L’arrangement, composé par Ferré, est conçu pour l’orchestre, qui ne joue pas ici uniquement un rôle d’accompagnement, mais un rôle mélodique. Comme Ferré l’explique, pour chaque strophe de la première partie, un instrument soliste ou un groupe d’instruments joue une mélodie en contrechant à la voix (dans l’ordre : flûte, violoncelle, hautbois, choeur, cordes, voix de soprani, clarinette). L’instrument soliste est généralement appuyé par un autre instrument, le violoncelle, par exemple, par des arpèges à la harpe, le hautbois par les cordes en crescendo.

« La mélodie - qui revient toujours - était écrite dans une tonalité de ré majeur, très classique et très simple, et je pouvais rejouer le même air chaque fois. Mais quand cette mélodie a été finie, je me suis ingénié à faire revenir les mêmes harmoniques tout en écrivant des musiques différentes : une pour la flûte, une pour le hautbois, et puis les violons, les choeurs et la clarinette... J’en ai ensuite ajouté une pour la voix. Et, à la fin, j’ai fait quelque chose de rythmé - un final qui n’a rien à voir avec ce qui précède » (Ferré)

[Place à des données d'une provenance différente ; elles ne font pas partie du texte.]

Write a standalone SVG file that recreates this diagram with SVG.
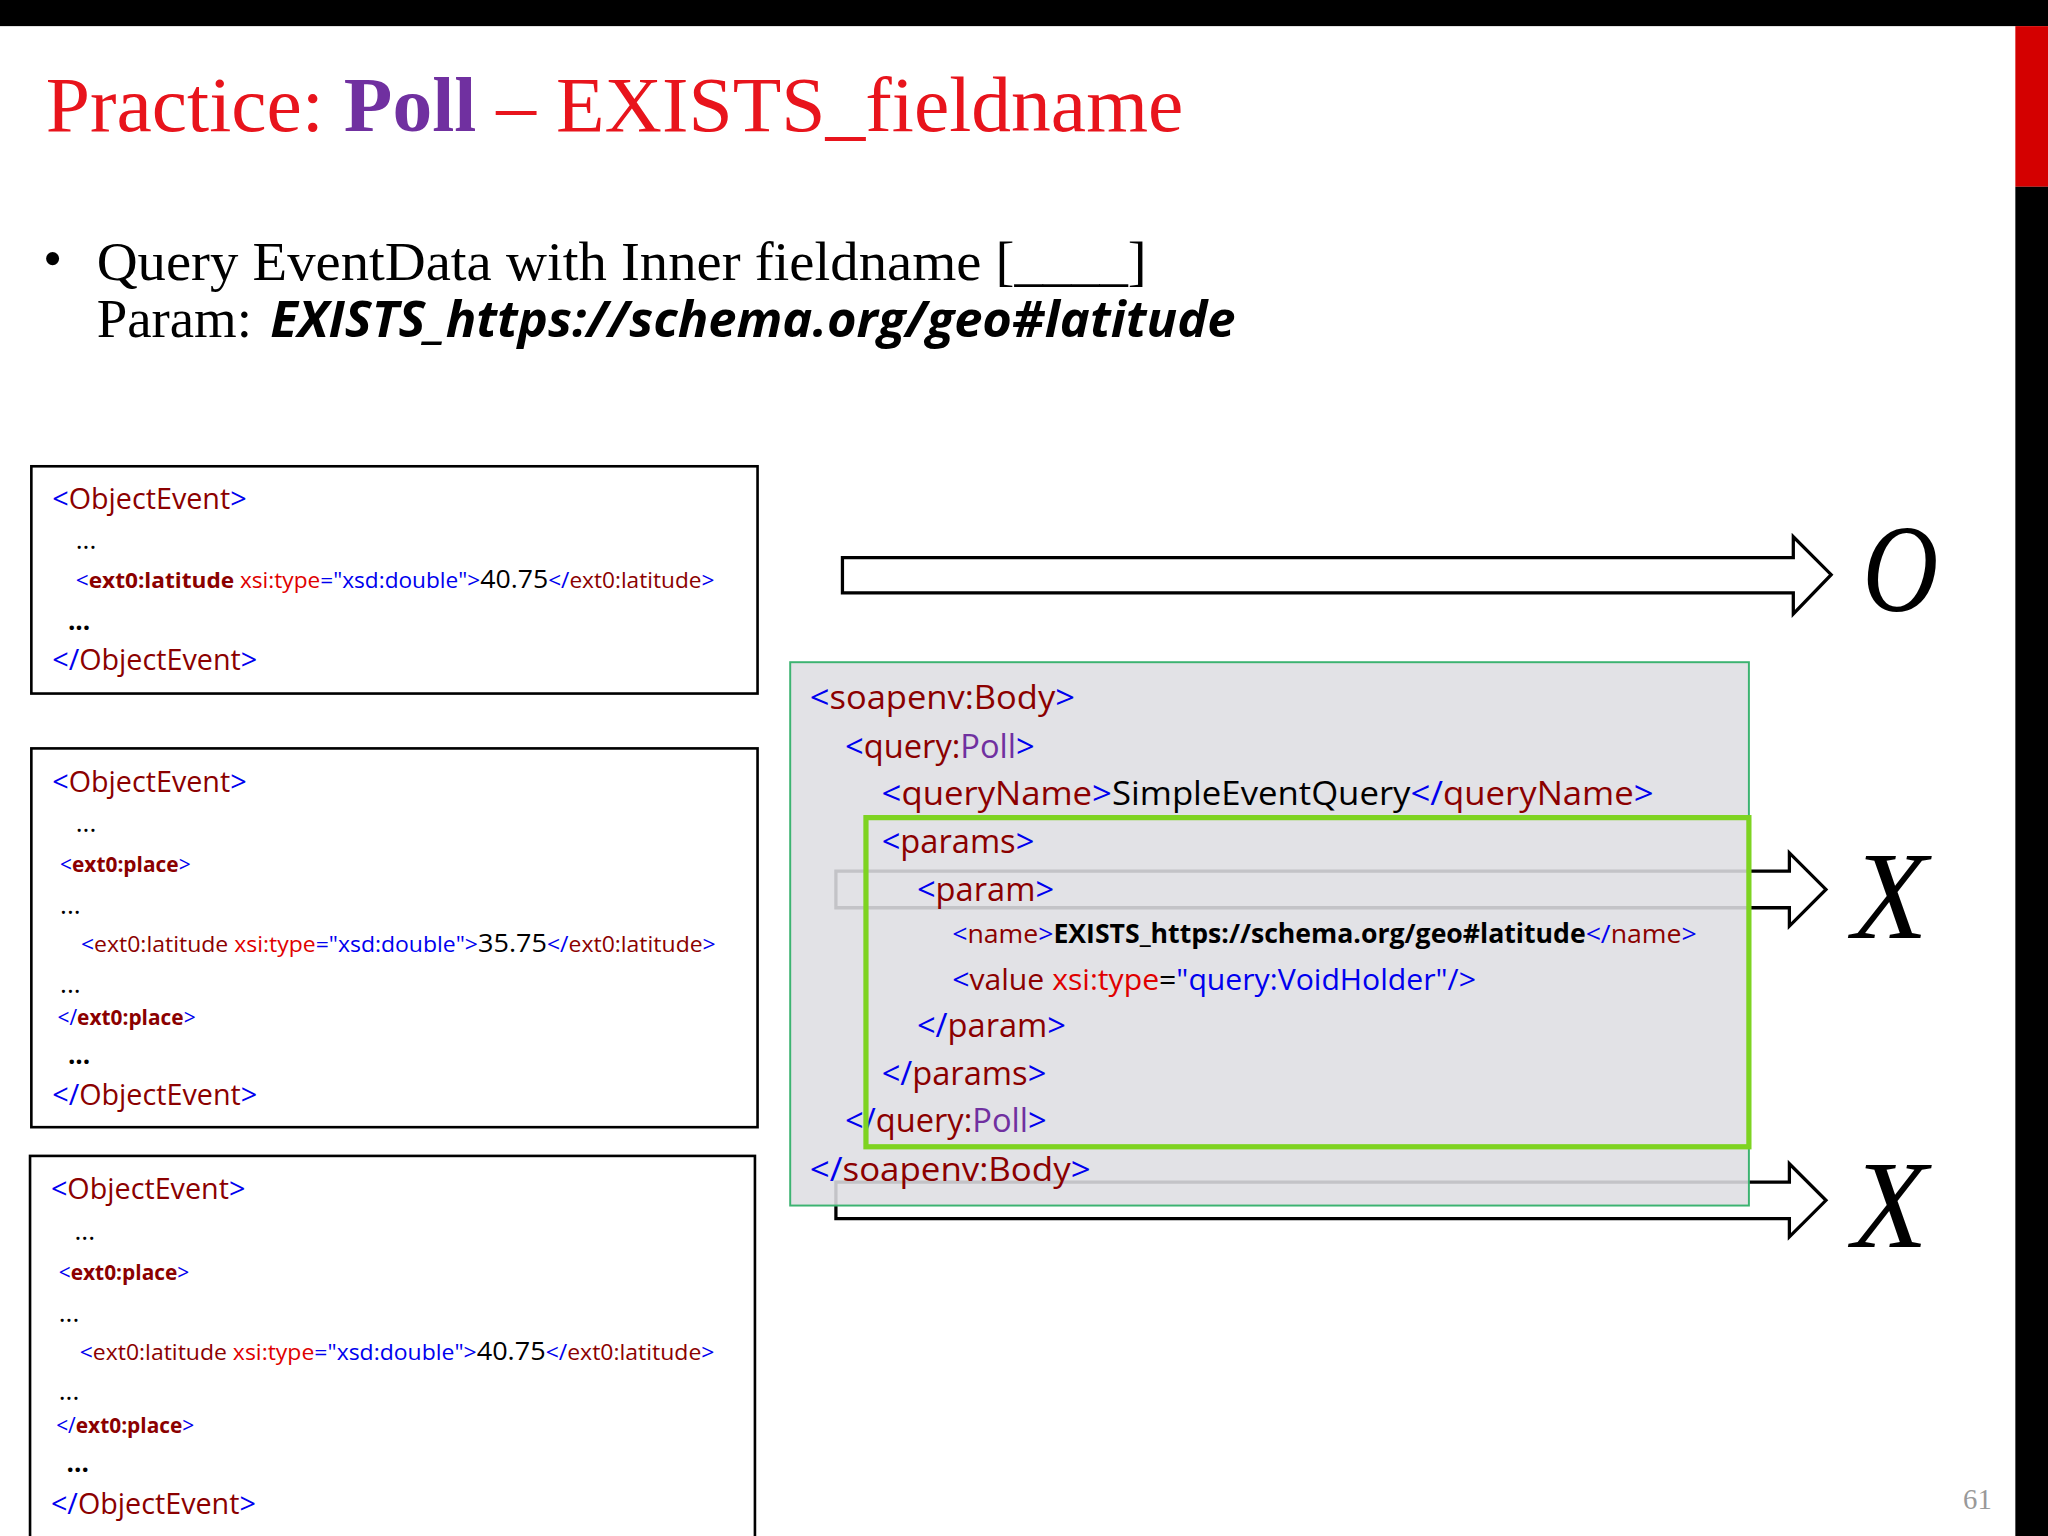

L’univers harmonique est très stable (Ré majeur) sur la première partie, avec un long défilement harmonique : on reste longtemps sur le même accord, ceci en lien sans doute avec le titre de la pièce (Requiem). La seconde partie est marquée par une certaine ambiguité sur le plan harmonique, avec une sonorité modale (Si éolien 7), comme pourrait l’attester l’accord final de Si m (sur « silence )}).
La seconde partie crée en effet un contraste: le tempo accélère, les bois (flûtes, hautbois, clarinettes, bassons) et cuivres (cors, trompettes, trombones) répètent un ostinato rythmique, staccato, en doubles croches, avec des accents décalés par rapport aux temps forts :



Le choeur mixte, ainsi que les cordes (violon l et 2, alto et violoncelle) suivent le rythme de la mélodie chantée. Les violons doublent la voix.
Il est évidemment intéressant de comparer la version chantée et la version strictement instrumentale: à l’évidence, l’absence de la voix, qui porte la mélodie principale et le pathos, même en dehors du sémantisme des paroles, ampute l’oeuvre et lui donne un aspect parcellaire, fragmenté dont la finalité n’est pas évidente. La voix humaine lui confère unité et sens.